Divórcio Direto
Há muitos anos, quando iniciei meus estudos no Direito, tive um chefe no estágio que dizia: “não faz o menor sentido a lei obrigar as pessoas ficarem casadas; ora, se para se casarem elas apenas precisam expressar suas vontades, por que para se separarem elas precisam da autorização do Poder Judiciário?”
Basicamente, as irresignações eram de duas ordens: por que as pessoas podiam se casar no civil, mas precisavam ir ao Poder Judiciário para se separarem, e por que precisavam cumprir um período de separação de fato e um prazo mínimo para o seu requerimento?
Ora, não seria a vontade humana, ao lado do fato social, a formatadora do Direito?
Desde 2007, se consensual, e em determinadas situações, o divórcio pode ser realizado extrajudicialmente, sem passar pelo crivo do Poder Judiciário.
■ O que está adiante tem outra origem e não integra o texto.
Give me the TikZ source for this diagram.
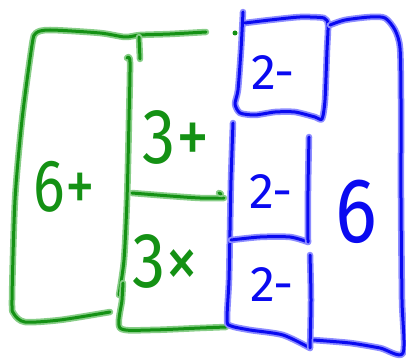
\documentclass[tikz,border=0pt]{standalone}
\usepackage{fontspec}
\setmainfont{Fira Sans}
\definecolor{gcore}{RGB}{20,145,20}
\definecolor{ghalo}{RGB}{135,205,135}
\definecolor{bcore}{RGB}{10,10,240}
\definecolor{bhalo}{RGB}{140,140,255}
\tikzset{
  gline/.style={draw=gcore, line width=3pt, line cap=round, line join=round,
    preaction={draw=ghalo, line width=6.5pt, line cap=round, line join=round}},
  bline/.style={draw=bcore, line width=3pt, line cap=round, line join=round,
    preaction={draw=bhalo, line width=6.5pt, line cap=round, line join=round}},
  glabel/.style={text=gcore, inner sep=0pt},
  blabel/.style={text=bcore, inner sep=0pt},
}
\begin{document}
\begin{tikzpicture}[x=1pt,y=-1pt]
\useasboundingbox (0,0) rectangle (406,363);
% green strokes
\draw[gline] plot[smooth,tension=0.45] coordinates {(110,312) (60,320) (25,322) (14,314) (12,300) (15,200) (22,120) (32,45) (36,33) (50,30) (100,33) (125,37) (140,35) (170,34) (206,32)};
\draw[gline] (139,37) -- (140,59);
\draw[gline] plot[smooth,tension=0.45] coordinates {(127,58) (130,62) (129,120) (127,200) (124,260) (119,295)};
\draw[gline] plot[smooth,tension=0.45] coordinates {(123,283) (122,300) (120,328) (150,330) (200,328) (226,327)};
\draw[gline] plot[smooth,tension=0.45] coordinates {(132,193) (170,196) (200,198) (224,198)};
\draw[gline] (219,193) -- (221,194);
\fill[gcore] (235,33) circle (2.5);
% blue strokes
\draw[bline] plot[smooth,tension=0.4] coordinates {(243,12) (241,50) (238,90) (235,104) (240,113) (255,115) (275,112) (295,112) (315,117) (322,119) (325,100) (327,50) (328,25) (324,18) (300,17) (270,20) (245,23)};
\draw[bline] plot[smooth,tension=0.45] coordinates {(330,25) (345,20) (370,17) (385,18) (395,30) (400,48) (401,100) (401,200) (402,300) (403,353) (380,348) (350,343) (313,340)};
\draw[bline] plot[smooth,tension=0.45] coordinates {(233,123) (231,180) (230,230) (229,280) (227,320) (231,326) (250,330) (283,335) (310,348)};
\draw[bline] plot[smooth,tension=0.45] coordinates {(231,240) (260,237) (290,237) (308,242)};
\draw[bline] plot[smooth,tension=0.45] coordinates {(309,137) (308,190) (308,242)};
\draw[bline] plot[smooth,tension=0.45] coordinates {(310,255) (311,300) (310,348)};
% labels
\node[glabel, xscale=0.8] (l6) at (64,187) {\fontsize{74}{74}\selectfont 6+};
\node[glabel, xscale=0.85] (l3a) at (176,137) {\fontsize{78}{78}\selectfont 3+};
\node[glabel, xscale=0.85] (l3b) at (166,261) {\fontsize{78}{78}\selectfont 3×};
\node[blabel] (l2a) at (273,73) {\fontsize{50}{50}\selectfont 2-};
\node[blabel] (l2b) at (271,192) {\fontsize{50}{50}\selectfont 2-};
\node[blabel] (l2c) at (272,285) {\fontsize{50}{50}\selectfont 2-};
\node[blabel, xscale=0.85] (l6b) at (356,212) {\fontsize{92}{92}\selectfont 6};
\end{tikzpicture}
\end{document}
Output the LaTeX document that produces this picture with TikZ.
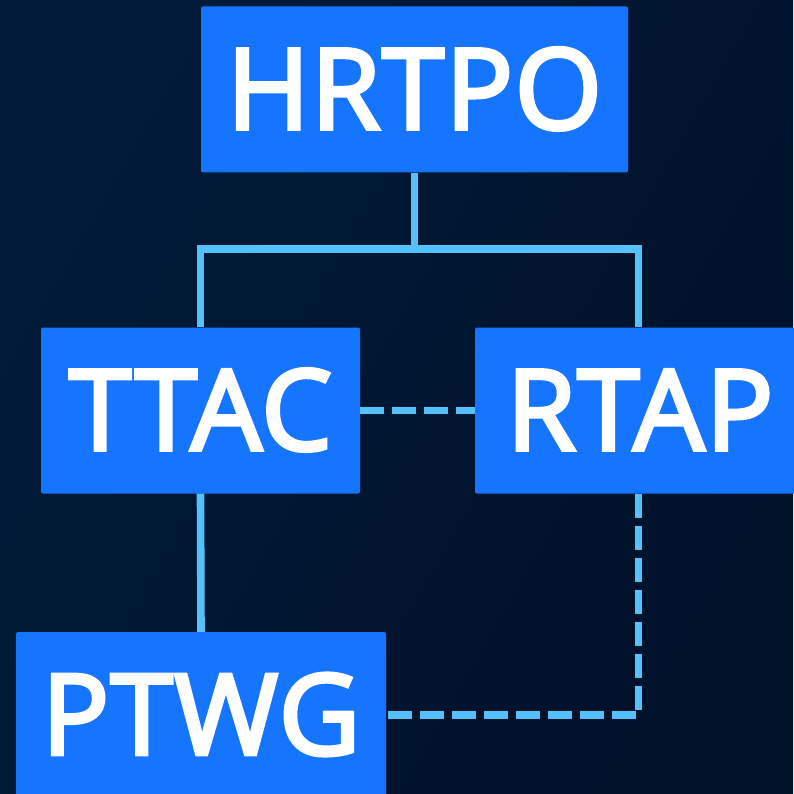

Posteriormente, a Emenda Constitucional 66 em 2010 colocou fim à discussão sobre atribuição de culpa pelo término do matrimônio e o cumprimento de qualquer requisito. Para se divorciar basta a vontade de não manter a relação conjugal, a mesma “vontade” que foi o motor da união, pouco importando sua motivação ou o cumprimento de qualquer requisito.
A partir de então o artigo 226, parágrafo 6º, da Constituição Federal autoriza o divórcio sem a necessidade de prévia separação de fato ou prazo mínimo para o seu requerimento, o que se conclui que é possível casar-se num dia e se separar, sem qualquer motivo, no minuto seguinte.
Pois bem, tudo isso não é mais novidade.
Por outro lado, o que talvez seja inusitado, mas não menos relevante, é a decretação judicial do divórcio sem a citação da parte contrária, como se decidiu em Santa Catarina sob o fundamento da exclusiva “vontade da parte”, refletindo um “direito potestativo” do cônjuge.
Evidentemente, questões como partilha de bens, guarda de filhos, alimentos, ficam reservadas a processos autônomos, mas o rompimento dos deveres de fidelidade e de mútua assistência é célere.
Não obstante, essa possibilidade evita o desgaste de um processo longo, com audiências indesejáveis e esperas ansiosas por um deslinde que não chega. Representa, igualmente, um alento para aquelas pessoas que encontram óbice no capricho do parceiro que insiste em manter a relação conjugal a qualquer custo, àquelas que estão apenas formalmente casadas “no papel”, mas cujo cônjuge há muito está “desaparecido” do mapa, sem notícia de seu paradeiro, dificultando sua citação.
Essa luz que se colocou sobre o divórcio ainda pode evitar a dilapidação do patrimônio do casal por um dos cônjuges durante um casamento mantido “de fachada” em meio a incontáveis atos de violência doméstica física, moral, sexual, psicológica e, inclusive, patrimonial, ocasiões em que, não raro, tudo que a pessoa deseja é “se livrar” do martírio da vida em comum e preservar o mínimo de dignidade.
Sem dúvida, a decisão de Santa Catarina prestigia a autonomia privada no campo do direito existencial, e, em última análise, agiliza e facilita a efetivação de um direito de liberdade.